Scroll through art TikTok or Insta and you’ll spot his vibe instantly: punchy propaganda-style posters, heavy on red, black, cream and gold, with bold faces, flowers, guns, peace symbols, and giant type screaming words like OBEY, HOPE, PEACE, POWER, VOTE.
His work is built for the timeline: high contrast, super graphic, instantly readable on a tiny phone screen, and packed with political punch. It’s the kind of image you recognize in half a second – the dream for anyone posting art content or curating a cool background shot.
On social, people treat him like a mix of street legend, political designer, and brand mastermind.
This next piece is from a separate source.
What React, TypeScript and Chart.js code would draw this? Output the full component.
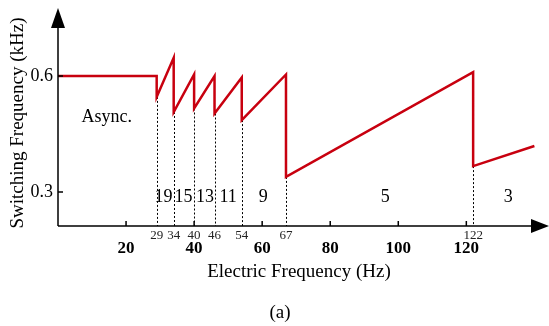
import React, { useEffect, useRef } from 'react';
import { Chart, registerables } from 'chart.js';
Chart.register(...registerables);

const freqHz = [0, 29, 29, 34, 34, 40, 40, 46, 46, 54, 54, 67, 67, 122, 122, 140];
const switchKHz = [0.6, 0.6, 0.546, 0.647, 0.507, 0.604, 0.516, 0.6, 0.503, 0.596, 0.486, 0.604, 0.339, 0.61, 0.367, 0.419];
const boundaryHz = [29, 34, 40, 46, 54, 67, 122];
const boundaryLow = [0.546, 0.507, 0.516, 0.503, 0.486, 0.339, 0.367];
const boundaryLabels = ['29', '34', '40', '46', '54', '67', '122'];
const pulseLabels = ['19', '15', '13', '11', '9', '5', '3'];
const pulseHz = [31, 36.9, 43.2, 50, 60.3, 96.2, 132.3];
const pulseLevel = 0.287;
const asyncLabel = 'Async.';
const asyncPos = [14.3, 0.494];
const xTicks = [20, 40, 60, 80, 100, 120];
const yTicks = [0.3, 0.6];
const xTitle = 'Electric Frequency (Hz)';
const yTitle = 'Switching Frequency (kHz)';
const caption = '(a)';

const FONT = "'Liberation Serif', 'Times New Roman', serif";

const overlay = {
  id: 'overlay',
  beforeDatasetsDraw(chart: any) {
    const ctx = chart.ctx;
    const xs = chart.scales.x;
    const ys = chart.scales.y;
    const base = chart.chartArea.bottom;
    ctx.save();
    ctx.strokeStyle = '#000';
    ctx.lineWidth = 1;
    ctx.setLineDash([2, 2]);
    boundaryHz.forEach((v, i) => {
      const px = Math.round(xs.getPixelForValue(v)) + 0.5;
      ctx.beginPath();
      ctx.moveTo(px, ys.getPixelForValue(boundaryLow[i]));
      ctx.lineTo(px, base);
      ctx.stroke();
    });
    ctx.restore();
  },
  afterDraw(chart: any) {
    const ctx = chart.ctx;
    const xs = chart.scales.x;
    const ys = chart.scales.y;
    const { left, top, bottom } = chart.chartArea;
    ctx.save();
    ctx.strokeStyle = '#000';
    ctx.fillStyle = '#000';
    ctx.lineWidth = 1.5;
    // axes
    ctx.beginPath();
    ctx.moveTo(left, bottom);
    ctx.lineTo(549 - 12, bottom);
    ctx.moveTo(left, bottom);
    ctx.lineTo(left, top + 12);
    ctx.stroke();
    // arrows
    ctx.beginPath();
    ctx.moveTo(549, bottom);
    ctx.lineTo(549 - 18, bottom - 7);
    ctx.lineTo(549 - 18, bottom + 7);
    ctx.closePath();
    ctx.fill();
    ctx.beginPath();
    ctx.moveTo(left, top);
    ctx.lineTo(left - 7, top + 20);
    ctx.lineTo(left + 7, top + 20);
    ctx.closePath();
    ctx.fill();
    // inner ticks
    ctx.lineWidth = 1.5;
    ctx.beginPath();
    xTicks.forEach((v) => {
      const px = xs.getPixelForValue(v);
      ctx.moveTo(px, bottom);
      ctx.lineTo(px, bottom - 5);
    });
    yTicks.forEach((v) => {
      const py = ys.getPixelForValue(v);
      ctx.moveTo(left, py);
      ctx.lineTo(left + 5, py);
    });
    ctx.stroke();
    // boundary labels
    ctx.fillStyle = '#222';
    ctx.font = `13px ${FONT}`;
    ctx.textAlign = 'center';
    ctx.textBaseline = 'top';
    boundaryHz.forEach((v, i) => {
      ctx.fillText(boundaryLabels[i], xs.getPixelForValue(v), bottom + 3);
    });
    // pulse labels
    ctx.fillStyle = '#000';
    ctx.font = `18px ${FONT}`;
    ctx.textBaseline = 'middle';
    pulseLabels.forEach((t, i) => {
      ctx.fillText(t, xs.getPixelForValue(pulseHz[i]), ys.getPixelForValue(pulseLevel));
    });
    ctx.fillText(asyncLabel, xs.getPixelForValue(asyncPos[0]), ys.getPixelForValue(asyncPos[1]));
    // titles
    ctx.font = `19px ${FONT}`;
    ctx.fillText(xTitle, 299, 272);
    ctx.fillText(caption, 280, 313);
    ctx.save();
    ctx.translate(18, 123);
    ctx.rotate(-Math.PI / 2);
    ctx.fillText(yTitle, 0, 0);
    ctx.restore();
    ctx.restore();
  },
};

export default function App() {
  const ref = useRef<HTMLCanvasElement>(null);
  useEffect(() => {
    if (!ref.current) return;
    const chart = new Chart(ref.current, {
      type: 'line',
      data: {
        datasets: [
          {
            data: freqHz.map((x, i) => ({ x, y: switchKHz[i] })),
            borderColor: '#c8000f',
            borderWidth: 2.5,
            pointRadius: 0,
            tension: 0,
            fill: false,
          },
        ],
      },
      options: {
        animation: false,
        responsive: false,
        events: [],
        layout: { padding: { top: 8, right: 1, left: 0, bottom: 0 } },
        plugins: { legend: { display: false }, tooltip: { enabled: false } },
        scales: {
          x: {
            type: 'linear',
            min: 0,
            max: 144,
            afterBuildTicks: (s: any) => {
              s.ticks = xTicks.map((v) => ({ value: v }));
            },
            afterFit: (s: any) => {
              s.height = 100;
              s.paddingLeft = 0;
              s.paddingRight = 0;
            },
            ticks: {
              autoSkip: false,
              maxRotation: 0,
              padding: 12,
              color: '#000',
              font: { family: FONT, size: 17, weight: 'bold' },
            },
            grid: { display: false, drawTicks: false },
            border: { display: false },
          },
          y: {
            type: 'linear',
            min: 0.212,
            max: 0.776,
            afterBuildTicks: (s: any) => {
              s.ticks = yTicks.map((v) => ({ value: v }));
            },
            afterFit: (s: any) => {
              s.width = 58;
              s.paddingTop = 0;
              s.paddingBottom = 0;
            },
            ticks: {
              padding: 5,
              color: '#000',
              callback: (v: any) => Number(v).toFixed(1),
              font: { family: FONT, size: 18 },
            },
            grid: { display: false, drawTicks: false },
            border: { display: false },
          },
        },
      },
      plugins: [overlay],
    });
    return () => chart.destroy();
  }, []);
  return (
    <div style={{ position: 'fixed', left: 0, top: 0, width: 549, height: 326, background: '#fff' }}>
      <canvas ref={ref} width={549} height={326} />
    </div>
  );
}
Collectors flex limited screen prints in unboxing videos, skaters rep his OBEY Giant stickers, and mural hunters share city guides like “Best Shepard Fairey walls to shoot in LA/Paris/Berlin”.
His style hits that sweet spot: edgy enough to feel rebellious, but polished enough to look perfect above your sofa or in a minimalist office background on Zoom.
Comment sections are wild: some call him a genius of visual propaganda, others say “it’s just a poster, how is this Big Money??”. That tension – between street and luxury, sticker and museum piece – is exactly why he’s so addictive online.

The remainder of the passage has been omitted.